**WHAT YOU SHOULD DO**
What lines of the data include the string "matplotlib"? Copy them all.
────
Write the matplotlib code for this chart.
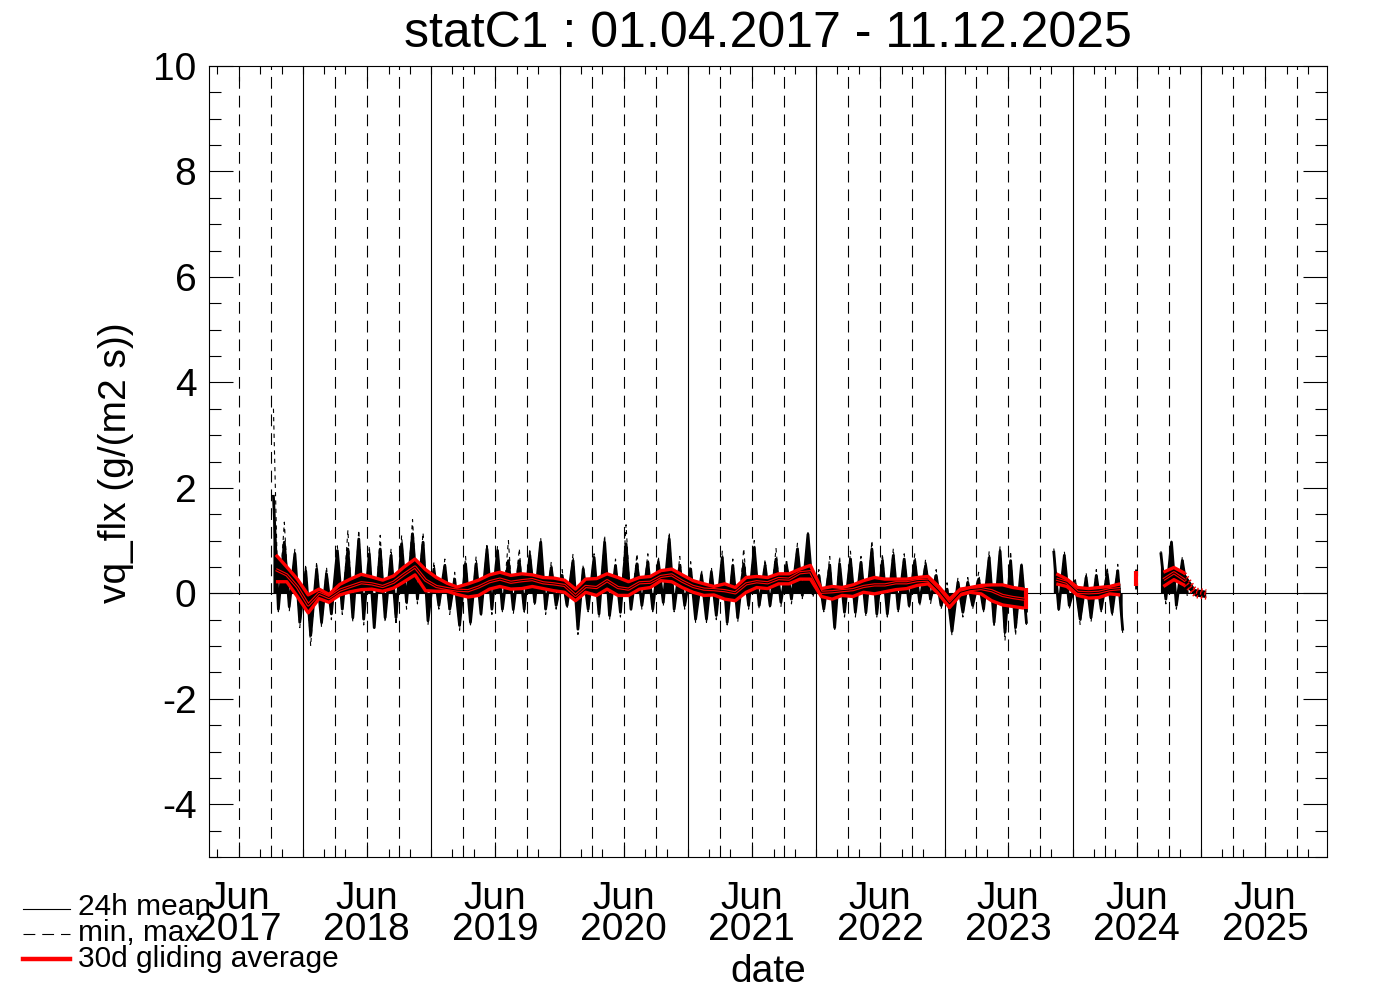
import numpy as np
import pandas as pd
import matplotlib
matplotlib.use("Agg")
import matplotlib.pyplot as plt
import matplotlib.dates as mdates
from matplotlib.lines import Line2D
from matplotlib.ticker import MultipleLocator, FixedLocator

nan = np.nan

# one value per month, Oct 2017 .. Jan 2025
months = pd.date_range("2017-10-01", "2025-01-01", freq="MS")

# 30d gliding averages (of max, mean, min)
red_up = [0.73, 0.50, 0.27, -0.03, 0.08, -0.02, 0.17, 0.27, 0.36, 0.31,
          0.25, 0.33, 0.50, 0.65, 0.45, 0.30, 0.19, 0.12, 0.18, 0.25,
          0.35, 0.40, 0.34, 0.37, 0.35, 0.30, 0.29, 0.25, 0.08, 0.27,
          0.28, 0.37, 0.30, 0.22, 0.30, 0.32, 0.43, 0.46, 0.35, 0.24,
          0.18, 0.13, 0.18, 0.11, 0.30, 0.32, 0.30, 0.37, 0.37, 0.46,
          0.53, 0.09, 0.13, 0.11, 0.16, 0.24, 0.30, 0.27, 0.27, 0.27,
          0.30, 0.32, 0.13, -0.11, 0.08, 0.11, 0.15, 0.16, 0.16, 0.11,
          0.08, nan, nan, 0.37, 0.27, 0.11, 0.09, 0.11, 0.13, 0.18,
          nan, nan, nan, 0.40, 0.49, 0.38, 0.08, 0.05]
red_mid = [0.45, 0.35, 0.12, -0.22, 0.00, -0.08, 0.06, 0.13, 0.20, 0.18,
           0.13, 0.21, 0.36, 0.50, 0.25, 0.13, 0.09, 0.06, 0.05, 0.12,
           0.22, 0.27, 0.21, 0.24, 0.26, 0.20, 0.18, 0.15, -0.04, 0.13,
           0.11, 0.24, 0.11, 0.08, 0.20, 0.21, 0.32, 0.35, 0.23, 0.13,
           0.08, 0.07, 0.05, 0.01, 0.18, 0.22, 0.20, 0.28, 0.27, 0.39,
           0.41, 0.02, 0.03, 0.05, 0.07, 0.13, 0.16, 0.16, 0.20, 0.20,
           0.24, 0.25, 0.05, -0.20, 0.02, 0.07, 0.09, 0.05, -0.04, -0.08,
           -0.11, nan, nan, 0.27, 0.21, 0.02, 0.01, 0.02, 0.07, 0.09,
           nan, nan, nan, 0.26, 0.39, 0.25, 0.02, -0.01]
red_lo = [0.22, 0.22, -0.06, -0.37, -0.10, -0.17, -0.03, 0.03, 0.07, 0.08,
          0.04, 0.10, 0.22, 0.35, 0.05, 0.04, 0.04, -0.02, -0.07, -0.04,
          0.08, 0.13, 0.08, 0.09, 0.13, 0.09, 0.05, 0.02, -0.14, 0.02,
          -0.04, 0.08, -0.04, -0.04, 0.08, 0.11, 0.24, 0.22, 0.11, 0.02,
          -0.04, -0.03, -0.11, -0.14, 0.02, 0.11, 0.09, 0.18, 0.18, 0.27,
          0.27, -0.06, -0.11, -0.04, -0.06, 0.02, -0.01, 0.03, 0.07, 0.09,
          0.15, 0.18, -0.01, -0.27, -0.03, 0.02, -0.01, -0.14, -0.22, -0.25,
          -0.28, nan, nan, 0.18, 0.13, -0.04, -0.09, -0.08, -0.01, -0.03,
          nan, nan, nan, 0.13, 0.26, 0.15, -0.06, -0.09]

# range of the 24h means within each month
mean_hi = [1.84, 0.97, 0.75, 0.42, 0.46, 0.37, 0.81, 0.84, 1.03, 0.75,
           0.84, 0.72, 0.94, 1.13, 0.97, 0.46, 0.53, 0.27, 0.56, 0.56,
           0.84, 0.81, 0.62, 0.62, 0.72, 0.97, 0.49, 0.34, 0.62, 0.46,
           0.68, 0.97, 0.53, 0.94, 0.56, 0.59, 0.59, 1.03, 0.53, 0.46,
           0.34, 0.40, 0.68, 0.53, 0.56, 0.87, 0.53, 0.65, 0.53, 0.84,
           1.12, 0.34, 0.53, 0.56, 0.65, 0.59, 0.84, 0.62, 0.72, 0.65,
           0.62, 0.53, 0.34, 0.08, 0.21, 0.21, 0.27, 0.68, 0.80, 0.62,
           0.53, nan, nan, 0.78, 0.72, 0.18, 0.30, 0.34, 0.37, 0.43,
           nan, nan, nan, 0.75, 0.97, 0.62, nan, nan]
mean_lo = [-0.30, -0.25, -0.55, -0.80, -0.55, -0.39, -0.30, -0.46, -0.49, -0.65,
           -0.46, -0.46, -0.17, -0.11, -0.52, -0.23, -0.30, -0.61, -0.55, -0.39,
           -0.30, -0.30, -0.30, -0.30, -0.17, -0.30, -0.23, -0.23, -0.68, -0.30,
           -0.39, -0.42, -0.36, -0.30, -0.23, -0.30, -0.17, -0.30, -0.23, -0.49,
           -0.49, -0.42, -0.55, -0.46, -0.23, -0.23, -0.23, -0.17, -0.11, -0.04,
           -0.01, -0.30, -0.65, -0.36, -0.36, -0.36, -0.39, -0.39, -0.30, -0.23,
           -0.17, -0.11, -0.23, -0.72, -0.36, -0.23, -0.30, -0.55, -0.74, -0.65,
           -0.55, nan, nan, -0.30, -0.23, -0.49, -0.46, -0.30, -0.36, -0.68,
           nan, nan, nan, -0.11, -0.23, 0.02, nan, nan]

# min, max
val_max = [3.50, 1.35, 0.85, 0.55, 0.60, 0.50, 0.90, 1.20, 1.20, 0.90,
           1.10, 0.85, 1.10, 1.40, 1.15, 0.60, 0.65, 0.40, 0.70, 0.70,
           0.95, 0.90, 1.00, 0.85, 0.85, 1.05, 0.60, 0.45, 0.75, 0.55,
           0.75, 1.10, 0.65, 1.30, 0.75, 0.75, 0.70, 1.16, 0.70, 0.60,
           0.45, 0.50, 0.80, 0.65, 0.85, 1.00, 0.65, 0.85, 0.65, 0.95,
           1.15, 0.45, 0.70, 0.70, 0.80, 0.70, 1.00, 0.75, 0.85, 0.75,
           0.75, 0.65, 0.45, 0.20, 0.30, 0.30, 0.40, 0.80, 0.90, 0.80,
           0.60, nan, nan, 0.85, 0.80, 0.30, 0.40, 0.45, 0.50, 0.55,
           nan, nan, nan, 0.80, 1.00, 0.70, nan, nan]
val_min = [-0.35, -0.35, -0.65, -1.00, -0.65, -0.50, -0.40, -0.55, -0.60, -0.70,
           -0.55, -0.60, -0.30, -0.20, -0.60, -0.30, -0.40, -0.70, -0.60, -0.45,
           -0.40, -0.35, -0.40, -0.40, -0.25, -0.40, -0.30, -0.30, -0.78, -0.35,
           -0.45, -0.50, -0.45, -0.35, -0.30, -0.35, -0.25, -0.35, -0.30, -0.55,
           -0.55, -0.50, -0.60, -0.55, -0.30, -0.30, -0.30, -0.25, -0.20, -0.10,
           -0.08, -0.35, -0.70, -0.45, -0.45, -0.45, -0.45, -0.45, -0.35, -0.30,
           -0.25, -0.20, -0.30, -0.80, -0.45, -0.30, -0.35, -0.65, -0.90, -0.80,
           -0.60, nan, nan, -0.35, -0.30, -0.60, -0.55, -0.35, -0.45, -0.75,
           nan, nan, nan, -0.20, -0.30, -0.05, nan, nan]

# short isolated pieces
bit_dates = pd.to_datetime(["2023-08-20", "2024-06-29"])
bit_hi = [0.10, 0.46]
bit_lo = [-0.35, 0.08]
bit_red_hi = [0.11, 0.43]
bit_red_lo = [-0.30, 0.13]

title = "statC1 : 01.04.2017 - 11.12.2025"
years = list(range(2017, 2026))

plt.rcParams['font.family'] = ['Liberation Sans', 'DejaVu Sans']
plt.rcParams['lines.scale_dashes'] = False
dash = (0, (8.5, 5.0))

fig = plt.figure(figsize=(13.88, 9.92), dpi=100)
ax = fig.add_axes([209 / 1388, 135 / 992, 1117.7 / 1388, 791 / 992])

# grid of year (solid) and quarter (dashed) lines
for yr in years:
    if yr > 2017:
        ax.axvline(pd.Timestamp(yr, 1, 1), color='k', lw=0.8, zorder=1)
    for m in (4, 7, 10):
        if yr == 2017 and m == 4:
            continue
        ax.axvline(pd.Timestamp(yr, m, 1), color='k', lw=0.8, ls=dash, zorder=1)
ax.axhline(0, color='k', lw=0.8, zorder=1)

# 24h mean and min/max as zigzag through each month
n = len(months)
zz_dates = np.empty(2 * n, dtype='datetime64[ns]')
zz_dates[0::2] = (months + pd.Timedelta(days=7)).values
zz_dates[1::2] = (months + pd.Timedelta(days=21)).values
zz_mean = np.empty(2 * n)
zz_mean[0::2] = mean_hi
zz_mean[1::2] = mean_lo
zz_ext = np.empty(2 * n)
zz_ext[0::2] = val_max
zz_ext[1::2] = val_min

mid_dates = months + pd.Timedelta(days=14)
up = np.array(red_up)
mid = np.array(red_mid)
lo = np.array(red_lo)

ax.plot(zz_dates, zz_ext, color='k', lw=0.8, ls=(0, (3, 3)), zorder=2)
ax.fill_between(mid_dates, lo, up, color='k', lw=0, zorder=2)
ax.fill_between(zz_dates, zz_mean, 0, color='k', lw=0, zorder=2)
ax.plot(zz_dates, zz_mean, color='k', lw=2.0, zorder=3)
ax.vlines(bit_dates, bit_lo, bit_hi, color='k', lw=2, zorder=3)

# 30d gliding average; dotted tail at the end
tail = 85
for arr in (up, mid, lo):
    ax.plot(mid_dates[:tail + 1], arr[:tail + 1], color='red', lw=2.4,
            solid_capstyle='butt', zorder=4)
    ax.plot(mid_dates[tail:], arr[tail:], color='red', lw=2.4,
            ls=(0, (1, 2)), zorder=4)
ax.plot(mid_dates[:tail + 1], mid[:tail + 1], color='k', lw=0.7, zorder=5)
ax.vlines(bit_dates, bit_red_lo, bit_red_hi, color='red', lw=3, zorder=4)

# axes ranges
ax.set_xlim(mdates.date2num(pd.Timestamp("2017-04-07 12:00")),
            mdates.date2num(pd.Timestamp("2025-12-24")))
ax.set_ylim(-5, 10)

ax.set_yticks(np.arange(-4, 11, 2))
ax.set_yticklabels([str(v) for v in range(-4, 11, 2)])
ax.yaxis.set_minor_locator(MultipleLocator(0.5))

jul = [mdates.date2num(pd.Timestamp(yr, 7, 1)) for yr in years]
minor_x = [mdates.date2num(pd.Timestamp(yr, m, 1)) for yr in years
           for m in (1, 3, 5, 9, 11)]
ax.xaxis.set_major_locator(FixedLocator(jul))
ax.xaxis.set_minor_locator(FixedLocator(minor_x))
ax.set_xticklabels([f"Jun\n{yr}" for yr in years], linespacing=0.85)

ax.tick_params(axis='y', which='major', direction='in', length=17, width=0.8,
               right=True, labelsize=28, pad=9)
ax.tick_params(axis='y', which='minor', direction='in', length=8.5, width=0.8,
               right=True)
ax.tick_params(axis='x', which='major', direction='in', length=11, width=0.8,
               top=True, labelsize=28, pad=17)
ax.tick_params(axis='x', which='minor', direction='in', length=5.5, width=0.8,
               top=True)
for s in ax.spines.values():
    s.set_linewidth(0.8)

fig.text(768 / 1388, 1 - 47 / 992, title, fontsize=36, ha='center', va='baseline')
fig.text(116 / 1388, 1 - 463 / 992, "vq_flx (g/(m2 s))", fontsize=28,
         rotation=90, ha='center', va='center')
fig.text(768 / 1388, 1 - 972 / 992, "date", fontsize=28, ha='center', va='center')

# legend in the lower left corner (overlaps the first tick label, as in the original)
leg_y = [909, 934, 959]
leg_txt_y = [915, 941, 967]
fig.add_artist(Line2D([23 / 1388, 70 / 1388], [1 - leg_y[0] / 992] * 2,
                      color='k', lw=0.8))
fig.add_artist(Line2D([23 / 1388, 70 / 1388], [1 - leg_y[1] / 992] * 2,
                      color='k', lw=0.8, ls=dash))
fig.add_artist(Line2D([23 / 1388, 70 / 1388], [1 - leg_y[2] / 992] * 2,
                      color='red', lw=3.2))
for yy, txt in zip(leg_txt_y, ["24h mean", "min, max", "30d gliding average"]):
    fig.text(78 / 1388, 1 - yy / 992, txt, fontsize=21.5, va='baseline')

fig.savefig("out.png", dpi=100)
────
**EXERCISE RESULT**
Write the matplotlib code for this chart.
import matplotlib
matplotlib.use("Agg")
import matplotlib.pyplot as plt
import matplotlib.dates as mdates
from matplotlib.lines import Line2D
from matplotlib.ticker import MultipleLocator, FixedLocator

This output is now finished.